SAN DIEGO – San Diego County supervisors approved new vehicle miles traveled guidelines for new development in unincorporated communities, intended to address climate change and allow 7,700 homes to be built more quickly and without the need for costly traffic studies.
The Board’s action to adopt a new Transportation Study Guide brings the County’s policies in sync with the State of California’s Vehicle Miles Traveled law.
This law aims to reduce greenhouse gas emissions from automobiles and combat climate change by asking project developers how many miles people would have to drive on average to get to jobs, services or public transportation.

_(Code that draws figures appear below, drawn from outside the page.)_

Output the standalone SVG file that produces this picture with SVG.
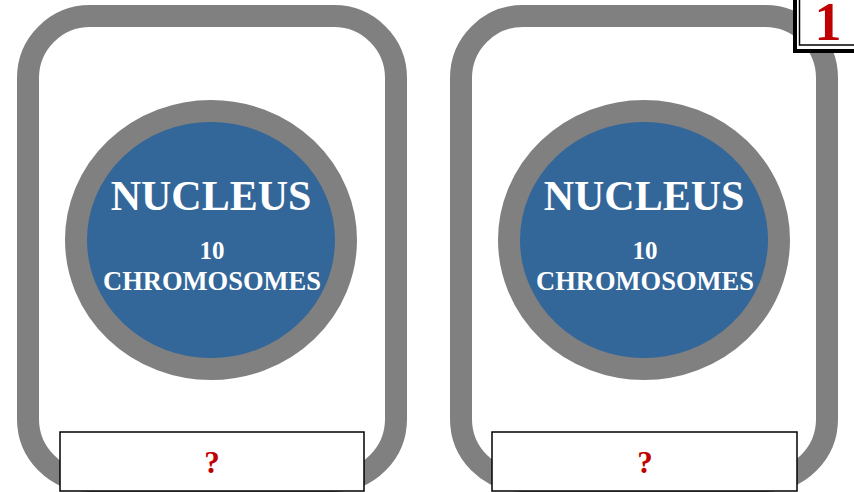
<svg xmlns="http://www.w3.org/2000/svg" width="854" height="492" viewBox="0 0 854 492">
<style>
.card{fill:none;stroke:#808080;stroke-width:22}
.nuc{fill:#336699;stroke:#808080;stroke-width:22}
.t{font-family:"Liberation Serif",serif;font-weight:bold;fill:#fff;text-anchor:middle}
.lbl{fill:#fff;stroke:#000;stroke-width:1.5}
.q{font-family:"Liberation Serif",serif;font-weight:bold;fill:#c00000;text-anchor:middle;font-size:31px}
</style>
<rect width="854" height="492" fill="#fff"/>
<g id="cell-left">
<rect class="card" x="28" y="16" width="368" height="465" rx="62"/>
<ellipse class="nuc" cx="211" cy="240" rx="135" ry="129"/>
<text class="t" x="211" y="210" font-size="42">NUCLEUS</text>
<text class="t" x="212" y="259" font-size="25">10</text>
<text class="t" x="212" y="290" font-size="26.5">CHROMOSOMES</text>
<rect class="lbl" x="60" y="432" width="304" height="59"/>
<text class="q" x="212" y="473">?</text>
</g>
<g id="cell-right">
<rect class="card" x="461" y="16" width="366" height="465" rx="62"/>
<ellipse class="nuc" cx="644" cy="240" rx="135" ry="129"/>
<text class="t" x="644" y="210" font-size="42">NUCLEUS</text>
<text class="t" x="645" y="259" font-size="25">10</text>
<text class="t" x="645" y="290" font-size="26.5">CHROMOSOMES</text>
<rect class="lbl" x="492" y="432" width="305" height="59"/>
<text class="q" x="645" y="473">?</text>
</g>
<g id="badge">
<rect x="795" y="-5" width="70" height="56" fill="#fff" stroke="#000" stroke-width="4"/>
<rect x="799.5" y="-5" width="70" height="50" fill="none" stroke="#000" stroke-width="1.5"/>
<text x="828" y="40" font-family="Liberation Serif,serif" font-weight="bold" font-size="54" fill="#c00000" text-anchor="middle">1</text>
</g>
<g id="connectors"/>
</svg>
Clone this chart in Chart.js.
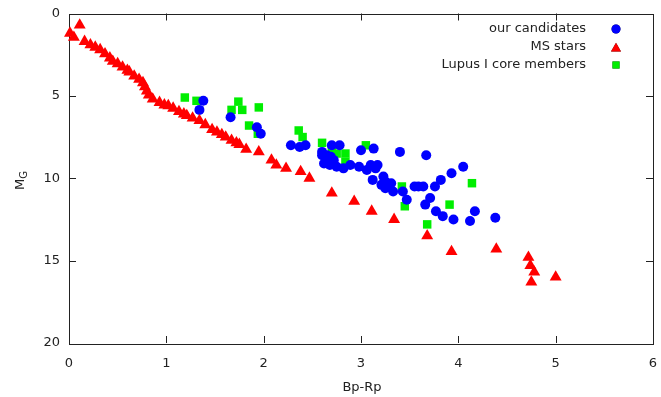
<!DOCTYPE html>
<html>
<head>
<meta charset="utf-8">
<script src="https://cdn.jsdelivr.net/npm/chart.js@4.4.1/dist/chart.umd.min.js"></script>
<style>
  html, body { margin: 0; padding: 0; background: #ffffff; }
  #cmd { display: block; }
</style>
</head>
<body>
<canvas id="cmd" width="661" height="397"></canvas>
<script>
// colour index Bp-Rp vs absolute magnitude M_G
const candBp = [1.38, 1.34, 1.66, 1.93, 1.97, 2.28, 2.37, 2.43, 2.60, 2.60, 2.62, 2.64, 2.65, 2.70, 2.78, 2.69, 2.66, 2.72,
  2.68, 2.75, 2.82, 2.89, 2.98, 3.00, 3.13, 3.06, 3.10, 3.17, 3.15, 3.12, 3.23, 3.25, 3.31, 3.21, 3.25, 3.33,
  3.40, 3.47, 3.43, 3.55, 3.59, 3.64, 3.67, 3.66, 3.71, 3.76, 3.82, 3.77, 3.84, 3.93, 3.95, 4.05, 4.12, 4.17, 4.38];
const candMg = [5.3, 5.85, 6.3, 6.9, 7.3, 8.0, 8.1, 8.0, 8.4, 8.6, 9.1, 9.0, 8.6, 8.0, 8.0, 8.7, 8.8, 8.9,
  9.2, 9.3, 9.4, 9.2, 9.3, 8.3, 8.2, 9.5, 9.2, 9.2, 9.4, 10.1, 9.9, 10.2, 10.3, 10.4, 10.6, 10.8,
  8.4, 11.3, 10.8, 10.5, 10.5, 10.5, 8.6, 11.6, 11.2, 10.5, 10.1, 12.0, 12.3, 9.7, 12.5, 9.3, 12.6, 12.0, 12.4];

const msBp = [0.01, 0.11, 0.05, 0.16, 0.22, 0.27, 0.32, 0.37, 0.42, 0.45, 0.50, 0.55, 0.60, 0.62, 0.67, 0.72, 0.76,
  0.78, 0.80, 0.82, 0.86, 0.93, 0.98, 1.02, 1.07, 1.13, 1.18, 1.21, 1.27, 1.34, 1.40, 1.47, 1.52, 1.57, 1.61,
  1.67, 1.72, 1.75, 1.82, 1.95, 2.08, 2.13, 2.23, 2.38, 2.47, 2.70, 2.93, 3.11, 3.34, 3.68, 3.93, 4.39, 4.72,
  4.74, 4.78, 4.75, 5.00];
const msMg = [1.2, 0.7, 1.45, 1.7, 1.9, 2.05, 2.2, 2.45, 2.7, 2.9, 3.05, 3.25, 3.45, 3.55, 3.8, 4.0, 4.2,
  4.45, 4.7, 4.95, 5.2, 5.4, 5.55, 5.6, 5.75, 5.95, 6.1, 6.2, 6.35, 6.5, 6.75, 7.05, 7.2, 7.35, 7.5,
  7.7, 7.85, 7.95, 8.25, 8.4, 8.9, 9.2, 9.4, 9.6, 10.0, 10.9, 11.4, 12.0, 12.5, 13.5, 14.45, 14.3, 14.8,
  15.3, 15.7, 16.3, 16.0];

const lupusBp = [1.19, 1.31, 1.74, 1.67, 1.78, 1.95, 1.85, 1.94, 2.36, 2.40, 2.60, 2.70, 2.75, 2.84, 2.84, 3.05,
  3.42, 3.45, 3.68, 3.91, 4.14];
const lupusMg = [5.1, 5.3, 5.35, 5.85, 5.85, 5.7, 6.8, 7.3, 7.1, 7.5, 7.85, 8.2, 8.5, 8.5, 9.0, 8.0,
  10.5, 11.7, 12.8, 11.6, 10.3];

const xTicks = [0, 1, 2, 3, 4, 5, 6];
const yTicks = [0, 5, 10, 15, 20];

const pts = (xs, ys) => xs.map((x, i) => ({ x: x, y: ys[i] }));
const FONT = "DejaVu Sans";

// gnuplot-like frame with inward ticks on all four sides
const framePlugin = {
  id: "frame",
  beforeDatasetsDraw(chart) {
    const { ctx, chartArea: a, scales } = chart;
    ctx.save();
    ctx.strokeStyle = "#222";
    ctx.lineWidth = 1;
    ctx.strokeRect(Math.round(a.left) + 0.5, Math.round(a.top) + 0.5,
      Math.round(a.right - a.left), Math.round(a.bottom - a.top));
    ctx.beginPath();
    xTicks.slice(1, -1).forEach((v) => {
      const px = Math.round(scales.x.getPixelForValue(v)) + 0.5;
      ctx.moveTo(px, a.bottom); ctx.lineTo(px, a.bottom - 7);
      ctx.moveTo(px, a.top); ctx.lineTo(px, a.top + 7);
    });
    yTicks.slice(1, -1).forEach((v) => {
      const py = Math.round(scales.y.getPixelForValue(v)) + 0.5;
      ctx.moveTo(a.left, py); ctx.lineTo(a.left + 7, py);
      ctx.moveTo(a.right, py); ctx.lineTo(a.right - 7, py);
    });
    ctx.stroke();
    ctx.restore();
  },
  afterDraw(chart) {
    const { ctx } = chart;
    ctx.save();
    ctx.fillStyle = "#222";
    // x title
    ctx.font = "13px '" + FONT + "'";
    ctx.textAlign = "center";
    ctx.textBaseline = "middle";
    ctx.fillText("Bp-Rp", 362, 388);
    // y title M_G, rotated
    ctx.translate(24, 190);
    ctx.rotate(-Math.PI / 2);
    ctx.textAlign = "left";
    ctx.textBaseline = "alphabetic";
    ctx.fillText("M", 0, 0);
    const mw = ctx.measureText("M").width;
    ctx.font = "10px '" + FONT + "'";
    ctx.fillText("G", mw, 3);
    ctx.restore();

    // key, top right inside the frame
    ctx.save();
    ctx.font = "13px '" + FONT + "'";
    ctx.textAlign = "right";
    ctx.textBaseline = "middle";
    const rows = [29, 47, 65];
    chart.data.datasets.forEach((ds, i) => {
      const y = rows[i];
      ctx.fillStyle = "#222";
      ctx.fillText(ds.label, 586, y);
      Chart.helpers.drawPoint(ctx, {
        pointStyle: ds.pointStyle,
        radius: ds.keyRadius,
        borderWidth: 0
      }, 616, y + (ds.pointStyle === "triangle" ? 1.5 : 0));
      ctx.fillStyle = ds.backgroundColor;
      ctx.fill();
    });
    ctx.restore();
  }
};

new Chart(document.getElementById("cmd"), {
  type: "scatter",
  data: {
    datasets: [
      { label: "our candidates", data: pts(candBp, candMg), pointStyle: "circle", pointRadius: 5,
        keyRadius: 4.5, backgroundColor: "#0000ff", borderColor: "#0000ff", borderWidth: 0, order: 2, clip: false },
      { label: "MS stars", data: pts(msBp, msMg), pointStyle: "triangle", pointRadius: 6.9,
        keyRadius: 5.8, backgroundColor: "#ff0000", borderColor: "#ff0000", borderWidth: 0, order: 1, clip: false },
      { label: "Lupus I core members", data: pts(lupusBp, lupusMg), pointStyle: "rect", pointRadius: 6,
        keyRadius: 5, backgroundColor: "#00ee00", borderColor: "#00ee00", borderWidth: 0, order: 3, clip: false }
    ]
  },
  options: {
    responsive: false,
    animation: false,
    devicePixelRatio: 1,
    layout: { padding: { top: 13.5, right: 8, left: 0, bottom: 0 } },
    plugins: { legend: { display: false }, tooltip: { enabled: false } },
    scales: {
      x: {
        type: "linear", min: 0, max: 6,
        afterFit: (s) => { s.height = 54; s.paddingLeft = 0; s.paddingRight = 0; },
        afterBuildTicks: (s) => { s.ticks = xTicks.map((v) => ({ value: v })); },
        grid: { display: false, drawTicks: false },
        border: { display: false },
        ticks: { padding: 13, color: "#222", font: { family: FONT, size: 13 } }
      },
      y: {
        type: "linear", min: 0, max: 20, reverse: true,
        afterFit: (s) => { s.width = 69; s.paddingTop = 0; s.paddingBottom = 0; },
        afterBuildTicks: (s) => { s.ticks = yTicks.map((v) => ({ value: v })); },
        grid: { display: false, drawTicks: false },
        border: { display: false },
        ticks: { padding: 9, color: "#222", font: { family: FONT, size: 13 } }
      }
    }
  },
  plugins: [framePlugin]
});
</script>
</body>
</html>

The Board’s vote means that proposed housing in unincorporated areas where cars would drive at least 15% fewer miles than the average for all drivers countywide – including urban areas – could be built without vehicle miles traveled or mitigation studies.

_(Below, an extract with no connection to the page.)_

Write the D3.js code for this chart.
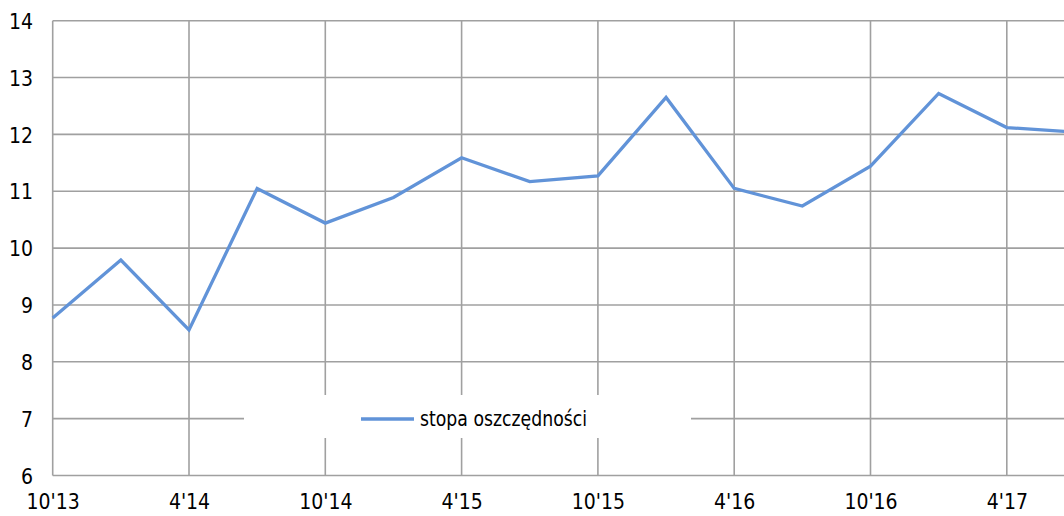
<!DOCTYPE html>
<html>
<head>
<meta charset="utf-8">
<script src="https://cdn.jsdelivr.net/npm/d3@7/dist/d3.min.js"></script>
<style>
  html, body { margin: 0; padding: 0; background: #fff; overflow: hidden; }
  svg { display: block; }
  text { font-family: "DejaVu Sans Condensed", "DejaVu Sans", sans-serif; fill: #000; }
</style>
</head>
<body>
<svg id="chart" width="1064" height="516"></svg>
<script>
// Quarterly periods (month'year)
const categories = ["10'13", "1'14", "4'14", "7'14", "10'14", "1'15", "4'15", "7'15",
                    "10'15", "1'16", "4'16", "7'16", "10'16", "1'17", "4'17", "7'17"];
// Savings rate, %
const savingsRate = [8.77, 9.79, 8.56, 11.05, 10.44, 10.89, 11.59, 11.17,
                     11.27, 12.65, 11.05, 10.74, 11.44, 12.72, 12.12, 12.04];
// Only every second period is labelled on the axis
const xTickLabels = ["10'13", "4'14", "10'14", "4'15", "10'15", "4'16", "10'16", "4'17"];
const yTicks = [6, 7, 8, 9, 10, 11, 12, 13, 14];
const seriesName = "stopa oszczędności";

const svg = d3.select("#chart");
const gridColor = "#a0a0a0";
const lineColor = "#6193d8";
const fontStack = '"DejaVu Sans Condensed", "DejaVu Sans", sans-serif';

const plotLeft = 52.7, plotTop = 20.7, plotBottom = 475.5;
const step = 68.15;
const plotRight = plotLeft + step * (categories.length - 1);

const x = d3.scalePoint().domain(categories).range([plotLeft, plotRight]);
const y = d3.scaleLinear().domain([6, 14]).range([plotBottom, plotTop]);

// Horizontal gridlines
svg.append("g").selectAll("line").data(yTicks).join("line")
  .attr("x1", plotLeft).attr("x2", plotRight + 20)
  .attr("y1", d => y(d)).attr("y2", d => y(d))
  .attr("stroke", gridColor).attr("stroke-width", 1.6);

// Vertical gridlines at labelled periods (first one doubles as the y axis)
svg.append("g").selectAll("line").data(xTickLabels).join("line")
  .attr("x1", d => x(d)).attr("x2", d => x(d))
  .attr("y1", plotTop).attr("y2", plotBottom)
  .attr("stroke", gridColor).attr("stroke-width", 1.6);

// Y axis labels
const yAxis = d3.axisLeft(y).tickValues(yTicks).tickSize(0).tickPadding(0).tickFormat(d3.format("d"));
svg.append("g").attr("transform", "translate(33,1)").call(yAxis)
  .call(g => g.select(".domain").remove())
  .selectAll("text").style("font-size", "21px")
  .style("font-family", fontStack).attr("fill", "#000");

// X axis labels
const xAxis = d3.axisBottom(x).tickValues(xTickLabels).tickSize(0).tickPadding(0);
svg.append("g").attr("transform", `translate(0,${plotBottom + 19})`).call(xAxis)
  .call(g => g.select(".domain").remove())
  .selectAll("text").style("font-size", "21px")
  .style("font-family", fontStack).attr("fill", "#000");

// Series line
const line = d3.line().x((d, i) => x(categories[i])).y(d => y(d));
svg.append("path").datum(savingsRate)
  .attr("d", line)
  .attr("fill", "none")
  .attr("stroke", lineColor)
  .attr("stroke-width", 3.3)
  .attr("stroke-linejoin", "miter");

// Legend
const legend = svg.append("g");
legend.append("rect")
  .attr("x", 244).attr("y", 395).attr("width", 447).attr("height", 43)
  .attr("fill", "#fff");
legend.append("line")
  .attr("x1", 361).attr("x2", 414).attr("y1", 419).attr("y2", 419)
  .attr("stroke", lineColor).attr("stroke-width", 3.3);
legend.append("text")
  .attr("x", 420).attr("y", 419).attr("dy", "0.35em")
  .attr("textLength", 167).attr("lengthAdjust", "spacingAndGlyphs")
  .style("font-size", "21px")
  .text(seriesName);
</script>
</body>
</html>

San Diego County indicated that this measure would reduce cost and streamline the review and consideration process for “infill and vehicle miles traveled” development in areas that have higher housing density and are closer to roads, jobs and transit.
Proposed projects where drivers would have to travel 16% or more miles than the average driver in the region could still be proposed, approved and built. But they would have to pay for studies of vehicle miles traveled and potential mitigation as part of their project process.

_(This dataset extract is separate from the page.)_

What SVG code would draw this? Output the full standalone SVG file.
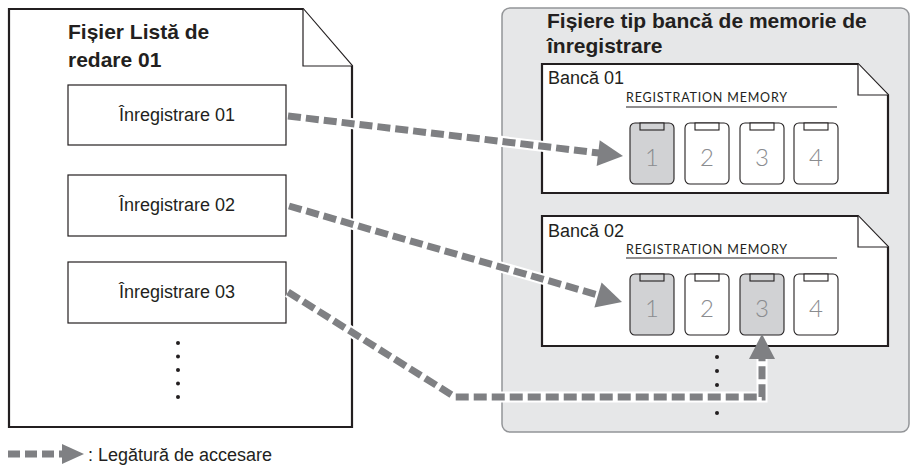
<svg xmlns="http://www.w3.org/2000/svg" xmlns:xlink="http://www.w3.org/1999/xlink" width="912" height="468" viewBox="0 0 912 468">
<style>
.t{font-family:"Liberation Sans",Arial,sans-serif;fill:#231f20}
.b{font-weight:bold;font-size:21px}
.r{font-size:18px}
.doc{fill:#fff;stroke:#231f20;stroke-width:2.2;stroke-linejoin:miter}
.fold{fill:#fff;stroke:#231f20;stroke-width:1.2}
.rec{fill:#fff;stroke:#231f20;stroke-width:1.2}
.rm{font-family:Lato,"Open Sans",sans-serif;font-weight:400;font-size:12.5px;fill:#231f20}
.btn{stroke:#231f20;stroke-width:1.1}
.on{fill:#d1d2d4}
.off{fill:#fff}
.num{font-family:Lato,Roboto,sans-serif;font-weight:300;font-size:24px;fill:#8a8c8f;text-anchor:middle}
.halo{fill:none;stroke:#fff;stroke-width:11}
.dash{fill:none;stroke:#7f8083;stroke-width:7;stroke-dasharray:13 5}
.ah{fill:#7f8083}
.dot{fill:#231f20}
</style>
<defs>
<polygon id="head" points="0,0 -25,-13 -25,13"/>
<g id="btn">
<rect class="btn" x="0" y="0" width="44" height="61" rx="5"/>
<rect x="10" y="0" width="24" height="7" stroke="#231f20" stroke-width="1.1"/>
</g>
</defs>

<g id="playlist">
<path class="doc" d="M9,9 H303 L352,66 V427 H9 Z"/>
<path class="fold" d="M303,9 V66 H352"/>
<text class="t b" x="68" y="39">Fișier Listă de</text>
<text class="t b" x="68" y="67">redare 01</text>
<g class="dot">
<circle cx="178" cy="343" r="2"/><circle cx="178" cy="356.5" r="2"/><circle cx="178" cy="370" r="2"/><circle cx="178" cy="383.5" r="2"/><circle cx="178" cy="397" r="2"/>
</g>
</g>

<g id="rec1">
<rect class="rec" x="68" y="85" width="218" height="60"/>
<text class="t r" x="177" y="121" text-anchor="middle">Înregistrare 01</text>
</g>
<g id="rec2">
<rect class="rec" x="68" y="175" width="218" height="61"/>
<text class="t r" x="177" y="211" text-anchor="middle">Înregistrare 02</text>
</g>
<g id="rec3">
<rect class="rec" x="68" y="262" width="218" height="61"/>
<text class="t r" x="177" y="298" text-anchor="middle">Înregistrare 03</text>
</g>

<g id="bankfiles">
<rect x="502" y="8" width="407" height="424" rx="8" fill="#e6e7e8" stroke="#939598" stroke-width="1.5"/>
<text class="t b" x="547" y="28">Fișiere tip bancă de memorie de</text>
<text class="t b" x="547" y="53">înregistrare</text>
<g class="dot">
<circle cx="717" cy="357" r="2"/><circle cx="717" cy="371" r="2"/><circle cx="717" cy="385" r="2"/><circle cx="717" cy="399" r="2"/><circle cx="717" cy="413" r="2"/>
</g>
</g>

<g id="bank1">
<path class="doc" d="M542,64 H858 L888,95 V193 H542 Z"/>
<path class="fold" d="M858,64 V95 H888"/>
<text class="t r" x="548" y="84">Bancă 01</text>
<text class="rm" x="626" y="102" textLength="161" lengthAdjust="spacing">REGISTRATION MEMORY</text>
<line x1="626" y1="107" x2="837" y2="107" stroke="#231f20" stroke-width="1.2"/>
<use xlink:href="#btn" x="630" y="123" class="on"/>
<use xlink:href="#btn" x="685" y="123" class="off"/>
<use xlink:href="#btn" x="740" y="123" class="off"/>
<use xlink:href="#btn" x="794" y="123" class="off"/>
<text class="num" x="652" y="166">1</text>
<text class="num" x="707" y="166">2</text>
<text class="num" x="762" y="166">3</text>
<text class="num" x="816" y="166">4</text>
</g>

<g id="bank2">
<path class="doc" d="M542,216 H858 L888,247 V346 H542 Z"/>
<path class="fold" d="M858,216 V247 H888"/>
<text class="t r" x="548" y="237">Bancă 02</text>
<text class="rm" x="626" y="254" textLength="161" lengthAdjust="spacing">REGISTRATION MEMORY</text>
<line x1="626" y1="258" x2="837" y2="258" stroke="#231f20" stroke-width="1.2"/>
<use xlink:href="#btn" x="630" y="274" class="on"/>
<use xlink:href="#btn" x="685" y="274" class="off"/>
<use xlink:href="#btn" x="740" y="274" class="on"/>
<use xlink:href="#btn" x="794" y="274" class="off"/>
<text class="num" x="652" y="317">1</text>
<text class="num" x="707" y="317">2</text>
<text class="num" x="762" y="317">3</text>
<text class="num" x="816" y="317">4</text>
</g>

<g id="connectors">
<path class="halo" d="M288,116 L599,153"/>
<path class="dash" d="M288,116 L599,153"/>
<use xlink:href="#head" class="ah" transform="translate(623,156) rotate(6.8)"/>
<path class="halo" d="M289,206 L598,295"/>
<path class="dash" d="M289,206 L598,295"/>
<use xlink:href="#head" class="ah" transform="translate(622,302) rotate(16.1)"/>
<path class="halo" d="M288,292 L455,397 H762 V358"/>
<path class="dash" d="M288,292 L455,397 H762 V358"/>
<use xlink:href="#head" class="ah" transform="translate(762,334) rotate(-90)"/>
</g>

<g id="legend">
<path class="dash" d="M8,454 H62" style="stroke-dasharray:12 5"/>
<polygon class="ah" points="84,454 62,444 62,464"/>
<text class="t r" x="88" y="461">: Legătură de accesare</text>
</g>
</svg>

That could make it more expensive for developers to build in unincorporated areas of the County that are often farther away from jobs and services.
However, County staff estimated that the new Transportation Study Guide would allow up to 7,693 homes to be built without study or mitigation within two types of unincorporated areas: infill and vehicle miles traveled efficiency.
Vehicle miles traveled efficiency areas are places where people would drive 15% or fewer miles than drivers within the region. Infill areas are defined as those that already have dense residential development-with a minimum of 425 homes and 128 intersections per square mile-and are within 15 miles of job centers.
One of the purposes of the state’s vehicle miles traveled law is to encourage infill development to improve public health by encouraging people to walk and bike and to reduce car trips and greenhouse gas emissions.
Supervisor Terra Lawson-Remer praised county staff for creating guidelines that immediately address the “climate crisis,” create a pathway for more affordable housing and withstand legal challenges.
The Board also directed County staff to work with other agencies to see if more vehicle-mileage efficient areas can be created in unincorporated communities by bringing mass transit to them.